• INPUT:
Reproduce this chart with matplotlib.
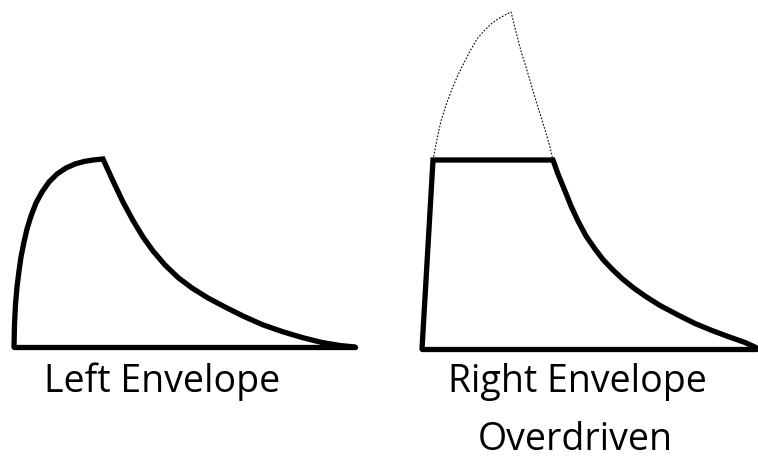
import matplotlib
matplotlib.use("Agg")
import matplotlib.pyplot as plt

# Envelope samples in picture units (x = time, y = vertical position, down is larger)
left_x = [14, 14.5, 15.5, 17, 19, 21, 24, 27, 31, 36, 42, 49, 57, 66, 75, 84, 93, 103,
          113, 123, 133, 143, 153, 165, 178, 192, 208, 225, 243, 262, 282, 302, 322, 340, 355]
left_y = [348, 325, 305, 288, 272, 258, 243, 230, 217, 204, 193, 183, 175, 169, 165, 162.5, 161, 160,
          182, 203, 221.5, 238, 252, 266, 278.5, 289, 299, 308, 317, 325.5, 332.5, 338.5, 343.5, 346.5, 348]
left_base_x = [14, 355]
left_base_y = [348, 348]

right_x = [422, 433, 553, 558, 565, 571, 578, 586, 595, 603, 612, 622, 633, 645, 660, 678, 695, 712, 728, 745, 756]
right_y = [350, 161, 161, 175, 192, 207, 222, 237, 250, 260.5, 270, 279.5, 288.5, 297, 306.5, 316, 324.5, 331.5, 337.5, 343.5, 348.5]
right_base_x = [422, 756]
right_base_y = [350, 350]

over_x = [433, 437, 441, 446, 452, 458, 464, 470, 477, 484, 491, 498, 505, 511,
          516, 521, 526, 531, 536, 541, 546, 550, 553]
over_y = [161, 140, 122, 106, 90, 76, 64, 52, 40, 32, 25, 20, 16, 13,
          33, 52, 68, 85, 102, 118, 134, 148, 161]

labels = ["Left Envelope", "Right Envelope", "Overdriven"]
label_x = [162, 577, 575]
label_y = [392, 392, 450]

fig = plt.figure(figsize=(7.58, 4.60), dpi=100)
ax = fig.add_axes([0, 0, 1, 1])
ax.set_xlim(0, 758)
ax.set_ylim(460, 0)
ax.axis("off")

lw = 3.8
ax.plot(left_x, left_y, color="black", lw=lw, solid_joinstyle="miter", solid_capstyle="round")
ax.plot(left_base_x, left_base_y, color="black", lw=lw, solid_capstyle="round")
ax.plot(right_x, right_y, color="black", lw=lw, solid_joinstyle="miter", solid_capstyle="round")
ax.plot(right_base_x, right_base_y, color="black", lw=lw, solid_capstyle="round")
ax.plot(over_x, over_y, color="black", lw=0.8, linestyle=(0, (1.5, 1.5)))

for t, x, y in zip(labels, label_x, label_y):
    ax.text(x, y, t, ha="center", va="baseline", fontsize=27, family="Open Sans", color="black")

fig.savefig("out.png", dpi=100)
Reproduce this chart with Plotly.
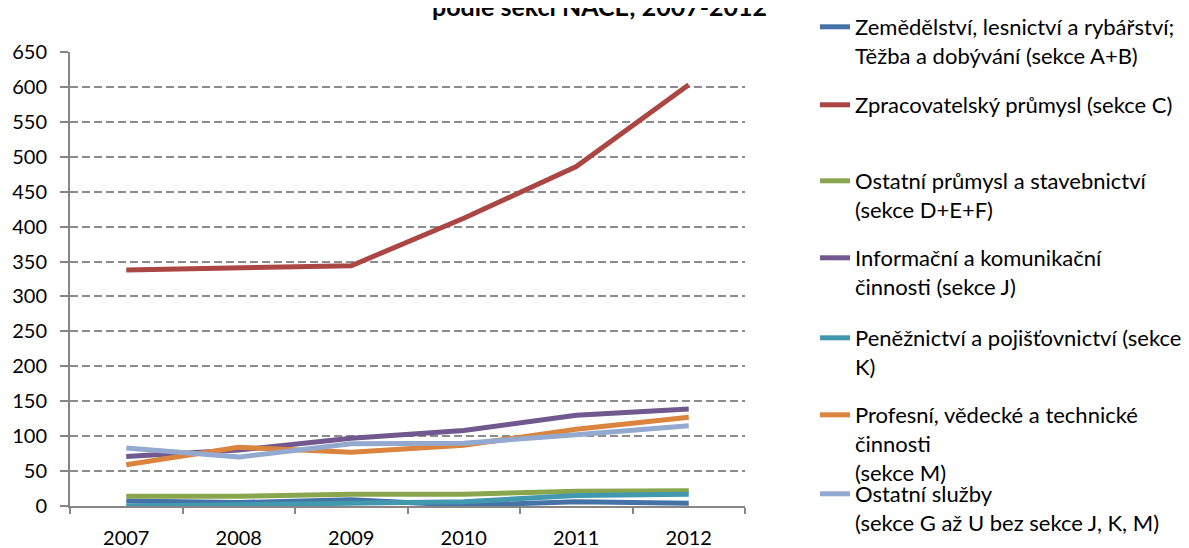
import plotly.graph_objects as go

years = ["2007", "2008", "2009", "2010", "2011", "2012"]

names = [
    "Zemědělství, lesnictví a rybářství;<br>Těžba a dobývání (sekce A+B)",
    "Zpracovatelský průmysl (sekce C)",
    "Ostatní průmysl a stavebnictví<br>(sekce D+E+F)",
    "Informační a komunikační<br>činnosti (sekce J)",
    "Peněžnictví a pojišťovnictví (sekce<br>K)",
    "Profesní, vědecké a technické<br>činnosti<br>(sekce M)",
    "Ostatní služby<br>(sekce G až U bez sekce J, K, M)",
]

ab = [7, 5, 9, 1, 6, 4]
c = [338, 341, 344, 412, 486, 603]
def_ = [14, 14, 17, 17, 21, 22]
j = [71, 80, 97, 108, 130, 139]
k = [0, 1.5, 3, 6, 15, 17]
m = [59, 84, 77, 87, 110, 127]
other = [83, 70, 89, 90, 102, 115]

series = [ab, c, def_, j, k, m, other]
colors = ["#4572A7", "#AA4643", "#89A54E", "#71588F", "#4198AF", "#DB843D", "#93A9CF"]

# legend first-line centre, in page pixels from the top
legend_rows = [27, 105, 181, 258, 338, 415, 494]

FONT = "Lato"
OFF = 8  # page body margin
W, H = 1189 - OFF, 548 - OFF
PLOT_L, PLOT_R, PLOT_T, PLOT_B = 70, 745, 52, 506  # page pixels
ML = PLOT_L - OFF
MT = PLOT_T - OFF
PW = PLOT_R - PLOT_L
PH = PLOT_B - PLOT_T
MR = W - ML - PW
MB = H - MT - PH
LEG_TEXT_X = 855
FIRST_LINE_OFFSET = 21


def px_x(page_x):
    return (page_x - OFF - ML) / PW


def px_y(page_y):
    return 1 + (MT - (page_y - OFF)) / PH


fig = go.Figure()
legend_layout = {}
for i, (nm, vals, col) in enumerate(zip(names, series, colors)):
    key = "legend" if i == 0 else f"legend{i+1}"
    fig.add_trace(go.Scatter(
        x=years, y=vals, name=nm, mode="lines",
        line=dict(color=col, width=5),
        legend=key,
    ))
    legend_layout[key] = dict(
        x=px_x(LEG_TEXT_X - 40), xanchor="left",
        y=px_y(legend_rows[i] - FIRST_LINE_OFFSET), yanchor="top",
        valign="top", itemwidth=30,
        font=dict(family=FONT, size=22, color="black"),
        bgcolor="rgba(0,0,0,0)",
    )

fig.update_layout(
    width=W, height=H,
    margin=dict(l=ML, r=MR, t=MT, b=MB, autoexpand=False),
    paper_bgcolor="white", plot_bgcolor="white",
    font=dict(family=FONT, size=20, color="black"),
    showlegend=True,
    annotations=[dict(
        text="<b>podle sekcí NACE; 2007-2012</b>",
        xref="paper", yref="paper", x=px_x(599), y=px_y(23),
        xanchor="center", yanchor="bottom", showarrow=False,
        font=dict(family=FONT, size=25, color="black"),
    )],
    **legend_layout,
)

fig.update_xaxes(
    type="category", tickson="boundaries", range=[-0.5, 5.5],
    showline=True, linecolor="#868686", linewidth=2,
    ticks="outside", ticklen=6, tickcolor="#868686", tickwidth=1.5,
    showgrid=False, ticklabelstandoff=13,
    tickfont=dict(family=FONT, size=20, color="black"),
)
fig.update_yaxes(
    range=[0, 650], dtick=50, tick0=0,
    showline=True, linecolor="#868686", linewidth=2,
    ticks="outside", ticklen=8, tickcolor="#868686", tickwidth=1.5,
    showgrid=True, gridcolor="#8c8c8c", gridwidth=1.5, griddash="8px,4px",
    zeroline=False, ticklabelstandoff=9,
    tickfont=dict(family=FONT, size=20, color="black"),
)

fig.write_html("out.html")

• GIVEN INSTRUCTION:
Repeat the records above exactly, leaving out the pictures.

• COMPLETE ANSWER:
Reproduce this chart with matplotlib.
import matplotlib
matplotlib.use("Agg")
import matplotlib.pyplot as plt

# Envelope samples in picture units (x = time, y = vertical position, down is larger)
left_x = [14, 14.5, 15.5, 17, 19, 21, 24, 27, 31, 36, 42, 49, 57, 66, 75, 84, 93, 103,
          113, 123, 133, 143, 153, 165, 178, 192, 208, 225, 243, 262, 282, 302, 322, 340, 355]
left_y = [348, 325, 305, 288, 272, 258, 243, 230, 217, 204, 193, 183, 175, 169, 165, 162.5, 161, 160,
          182, 203, 221.5, 238, 252, 266, 278.5, 289, 299, 308, 317, 325.5, 332.5, 338.5, 343.5, 346.5, 348]
left_base_x = [14, 355]
left_base_y = [348, 348]

right_x = [422, 433, 553, 558, 565, 571, 578, 586, 595, 603, 612, 622, 633, 645, 660, 678, 695, 712, 728, 745, 756]
right_y = [350, 161, 161, 175, 192, 207, 222, 237, 250, 260.5, 270, 279.5, 288.5, 297, 306.5, 316, 324.5, 331.5, 337.5, 343.5, 348.5]
right_base_x = [422, 756]
right_base_y = [350, 350]

over_x = [433, 437, 441, 446, 452, 458, 464, 470, 477, 484, 491, 498, 505, 511,
          516, 521, 526, 531, 536, 541, 546, 550, 553]
over_y = [161, 140, 122, 106, 90, 76, 64, 52, 40, 32, 25, 20, 16, 13,
          33, 52, 68, 85, 102, 118, 134, 148, 161]

labels = ["Left Envelope", "Right Envelope", "Overdriven"]
label_x = [162, 577, 575]
label_y = [392, 392, 450]

fig = plt.figure(figsize=(7.58, 4.60), dpi=100)
ax = fig.add_axes([0, 0, 1, 1])
ax.set_xlim(0, 758)
ax.set_ylim(460, 0)
ax.axis("off")

lw = 3.8
ax.plot(left_x, left_y, color="black", lw=lw, solid_joinstyle="miter", solid_capstyle="round")
ax.plot(left_base_x, left_base_y, color="black", lw=lw, solid_capstyle="round")
ax.plot(right_x, right_y, color="black", lw=lw, solid_joinstyle="miter", solid_capstyle="round")
ax.plot(right_base_x, right_base_y, color="black", lw=lw, solid_capstyle="round")
ax.plot(over_x, over_y, color="black", lw=0.8, linestyle=(0, (1.5, 1.5)))

for t, x, y in zip(labels, label_x, label_y):
    ax.text(x, y, t, ha="center", va="baseline", fontsize=27, family="Open Sans", color="black")

fig.savefig("out.png", dpi=100)
Reproduce this chart with Plotly.
import plotly.graph_objects as go

years = ["2007", "2008", "2009", "2010", "2011", "2012"]

names = [
    "Zemědělství, lesnictví a rybářství;<br>Těžba a dobývání (sekce A+B)",
    "Zpracovatelský průmysl (sekce C)",
    "Ostatní průmysl a stavebnictví<br>(sekce D+E+F)",
    "Informační a komunikační<br>činnosti (sekce J)",
    "Peněžnictví a pojišťovnictví (sekce<br>K)",
    "Profesní, vědecké a technické<br>činnosti<br>(sekce M)",
    "Ostatní služby<br>(sekce G až U bez sekce J, K, M)",
]

ab = [7, 5, 9, 1, 6, 4]
c = [338, 341, 344, 412, 486, 603]
def_ = [14, 14, 17, 17, 21, 22]
j = [71, 80, 97, 108, 130, 139]
k = [0, 1.5, 3, 6, 15, 17]
m = [59, 84, 77, 87, 110, 127]
other = [83, 70, 89, 90, 102, 115]

series = [ab, c, def_, j, k, m, other]
colors = ["#4572A7", "#AA4643", "#89A54E", "#71588F", "#4198AF", "#DB843D", "#93A9CF"]

# legend first-line centre, in page pixels from the top
legend_rows = [27, 105, 181, 258, 338, 415, 494]

FONT = "Lato"
OFF = 8  # page body margin
W, H = 1189 - OFF, 548 - OFF
PLOT_L, PLOT_R, PLOT_T, PLOT_B = 70, 745, 52, 506  # page pixels
ML = PLOT_L - OFF
MT = PLOT_T - OFF
PW = PLOT_R - PLOT_L
PH = PLOT_B - PLOT_T
MR = W - ML - PW
MB = H - MT - PH
LEG_TEXT_X = 855
FIRST_LINE_OFFSET = 21


def px_x(page_x):
    return (page_x - OFF - ML) / PW


def px_y(page_y):
    return 1 + (MT - (page_y - OFF)) / PH


fig = go.Figure()
legend_layout = {}
for i, (nm, vals, col) in enumerate(zip(names, series, colors)):
    key = "legend" if i == 0 else f"legend{i+1}"
    fig.add_trace(go.Scatter(
        x=years, y=vals, name=nm, mode="lines",
        line=dict(color=col, width=5),
        legend=key,
    ))
    legend_layout[key] = dict(
        x=px_x(LEG_TEXT_X - 40), xanchor="left",
        y=px_y(legend_rows[i] - FIRST_LINE_OFFSET), yanchor="top",
        valign="top", itemwidth=30,
        font=dict(family=FONT, size=22, color="black"),
        bgcolor="rgba(0,0,0,0)",
    )

fig.update_layout(
    width=W, height=H,
    margin=dict(l=ML, r=MR, t=MT, b=MB, autoexpand=False),
    paper_bgcolor="white", plot_bgcolor="white",
    font=dict(family=FONT, size=20, color="black"),
    showlegend=True,
    annotations=[dict(
        text="<b>podle sekcí NACE; 2007-2012</b>",
        xref="paper", yref="paper", x=px_x(599), y=px_y(23),
        xanchor="center", yanchor="bottom", showarrow=False,
        font=dict(family=FONT, size=25, color="black"),
    )],
    **legend_layout,
)

fig.update_xaxes(
    type="category", tickson="boundaries", range=[-0.5, 5.5],
    showline=True, linecolor="#868686", linewidth=2,
    ticks="outside", ticklen=6, tickcolor="#868686", tickwidth=1.5,
    showgrid=False, ticklabelstandoff=13,
    tickfont=dict(family=FONT, size=20, color="black"),
)
fig.update_yaxes(
    range=[0, 650], dtick=50, tick0=0,
    showline=True, linecolor="#868686", linewidth=2,
    ticks="outside", ticklen=8, tickcolor="#868686", tickwidth=1.5,
    showgrid=True, gridcolor="#8c8c8c", gridwidth=1.5, griddash="8px,4px",
    zeroline=False, ticklabelstandoff=9,
    tickfont=dict(family=FONT, size=20, color="black"),
)

fig.write_html("out.html")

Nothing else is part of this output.